What the task asks
From the listing below, extract each line containing the string "chart".

>> begin Extracted entries

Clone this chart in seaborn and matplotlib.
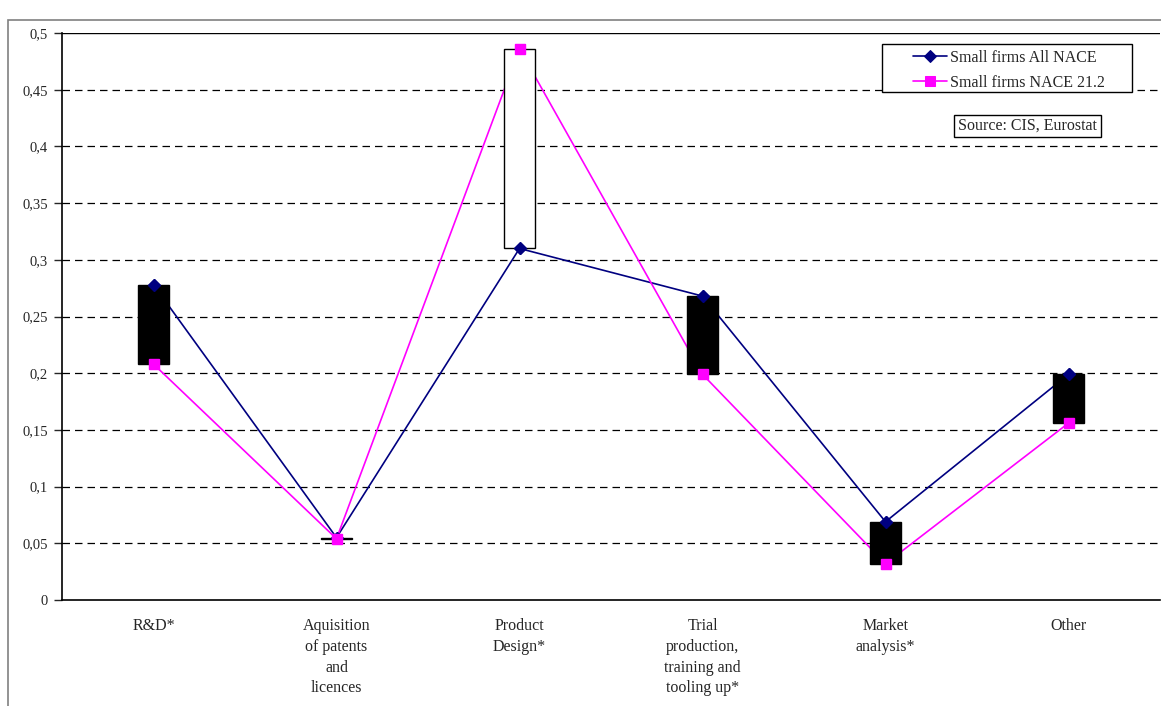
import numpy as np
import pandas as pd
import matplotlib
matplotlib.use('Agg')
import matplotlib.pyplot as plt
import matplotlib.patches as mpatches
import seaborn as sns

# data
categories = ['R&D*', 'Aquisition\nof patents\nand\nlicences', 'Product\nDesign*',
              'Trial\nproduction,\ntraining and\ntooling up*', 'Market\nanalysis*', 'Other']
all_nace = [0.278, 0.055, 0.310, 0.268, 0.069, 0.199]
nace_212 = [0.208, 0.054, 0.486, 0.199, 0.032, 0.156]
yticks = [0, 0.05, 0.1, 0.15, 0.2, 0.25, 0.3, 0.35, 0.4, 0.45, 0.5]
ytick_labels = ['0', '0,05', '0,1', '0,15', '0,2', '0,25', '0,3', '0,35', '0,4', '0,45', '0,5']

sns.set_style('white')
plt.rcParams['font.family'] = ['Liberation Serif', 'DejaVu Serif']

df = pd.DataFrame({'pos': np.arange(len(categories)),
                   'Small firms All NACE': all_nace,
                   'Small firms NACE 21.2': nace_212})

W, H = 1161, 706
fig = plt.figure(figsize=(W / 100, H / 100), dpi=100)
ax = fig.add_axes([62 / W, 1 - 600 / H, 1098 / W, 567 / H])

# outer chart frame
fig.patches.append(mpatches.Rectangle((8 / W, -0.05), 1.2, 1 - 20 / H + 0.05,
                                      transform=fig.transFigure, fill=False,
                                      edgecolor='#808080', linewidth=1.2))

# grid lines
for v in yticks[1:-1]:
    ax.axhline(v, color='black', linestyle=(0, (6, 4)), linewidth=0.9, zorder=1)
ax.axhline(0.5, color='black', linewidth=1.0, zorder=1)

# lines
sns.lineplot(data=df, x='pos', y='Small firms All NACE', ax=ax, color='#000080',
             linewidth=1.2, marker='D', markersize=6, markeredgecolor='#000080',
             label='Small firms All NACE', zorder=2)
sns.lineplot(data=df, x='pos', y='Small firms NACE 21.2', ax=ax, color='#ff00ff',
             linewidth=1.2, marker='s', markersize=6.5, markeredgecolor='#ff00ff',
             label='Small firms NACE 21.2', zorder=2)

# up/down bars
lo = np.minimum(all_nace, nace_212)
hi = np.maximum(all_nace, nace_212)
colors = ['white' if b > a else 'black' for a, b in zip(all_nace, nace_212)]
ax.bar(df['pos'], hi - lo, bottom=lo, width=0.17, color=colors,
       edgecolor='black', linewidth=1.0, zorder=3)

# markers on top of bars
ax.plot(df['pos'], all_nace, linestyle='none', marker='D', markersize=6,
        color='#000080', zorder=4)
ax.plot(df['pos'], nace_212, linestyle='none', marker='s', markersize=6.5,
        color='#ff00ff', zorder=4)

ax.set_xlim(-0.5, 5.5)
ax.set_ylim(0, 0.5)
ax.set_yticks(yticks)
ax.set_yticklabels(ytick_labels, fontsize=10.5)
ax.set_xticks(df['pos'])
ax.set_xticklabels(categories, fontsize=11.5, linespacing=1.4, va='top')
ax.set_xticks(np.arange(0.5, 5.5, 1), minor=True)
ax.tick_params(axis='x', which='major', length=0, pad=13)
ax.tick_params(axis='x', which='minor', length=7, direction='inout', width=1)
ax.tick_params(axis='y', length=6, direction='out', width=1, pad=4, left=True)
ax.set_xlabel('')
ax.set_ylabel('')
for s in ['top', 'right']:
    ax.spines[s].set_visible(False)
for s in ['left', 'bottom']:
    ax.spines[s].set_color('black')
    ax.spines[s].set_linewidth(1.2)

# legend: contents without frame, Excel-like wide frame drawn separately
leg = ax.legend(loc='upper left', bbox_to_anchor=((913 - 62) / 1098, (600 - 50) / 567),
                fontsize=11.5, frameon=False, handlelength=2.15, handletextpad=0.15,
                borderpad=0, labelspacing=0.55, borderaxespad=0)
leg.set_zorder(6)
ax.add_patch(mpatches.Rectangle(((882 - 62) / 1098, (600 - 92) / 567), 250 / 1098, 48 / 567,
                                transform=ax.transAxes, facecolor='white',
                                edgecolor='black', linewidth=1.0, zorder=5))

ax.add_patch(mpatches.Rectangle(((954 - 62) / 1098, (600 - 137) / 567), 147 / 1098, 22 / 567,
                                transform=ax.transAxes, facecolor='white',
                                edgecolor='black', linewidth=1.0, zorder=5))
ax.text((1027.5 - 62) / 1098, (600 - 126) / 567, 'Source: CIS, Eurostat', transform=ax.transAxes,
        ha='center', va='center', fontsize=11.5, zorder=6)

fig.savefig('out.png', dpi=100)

>> end Extracted entries
>> begin Extracted entries

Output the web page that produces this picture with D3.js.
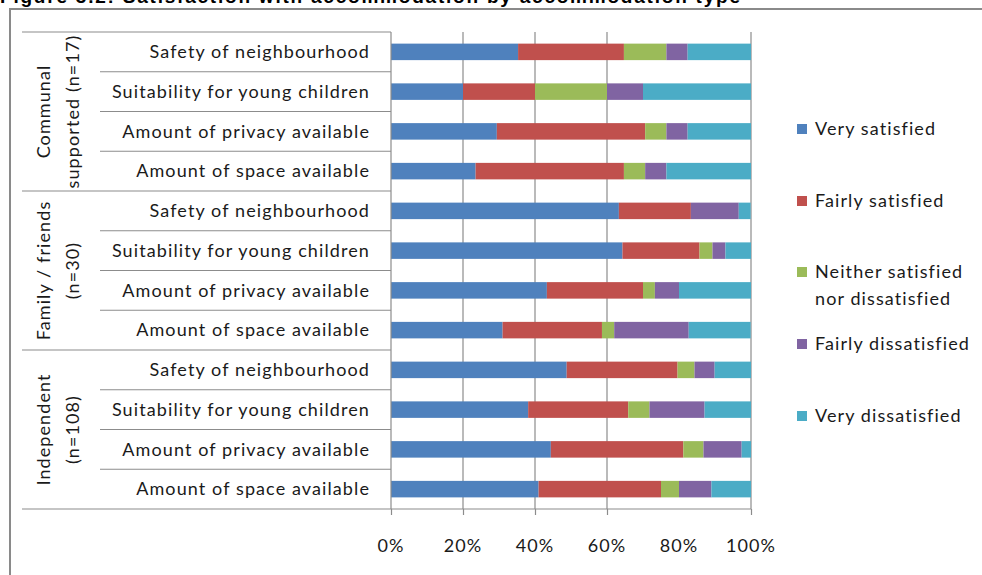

>> end Extracted entries

Solution
Clone this chart in seaborn and matplotlib.
# outer chart frame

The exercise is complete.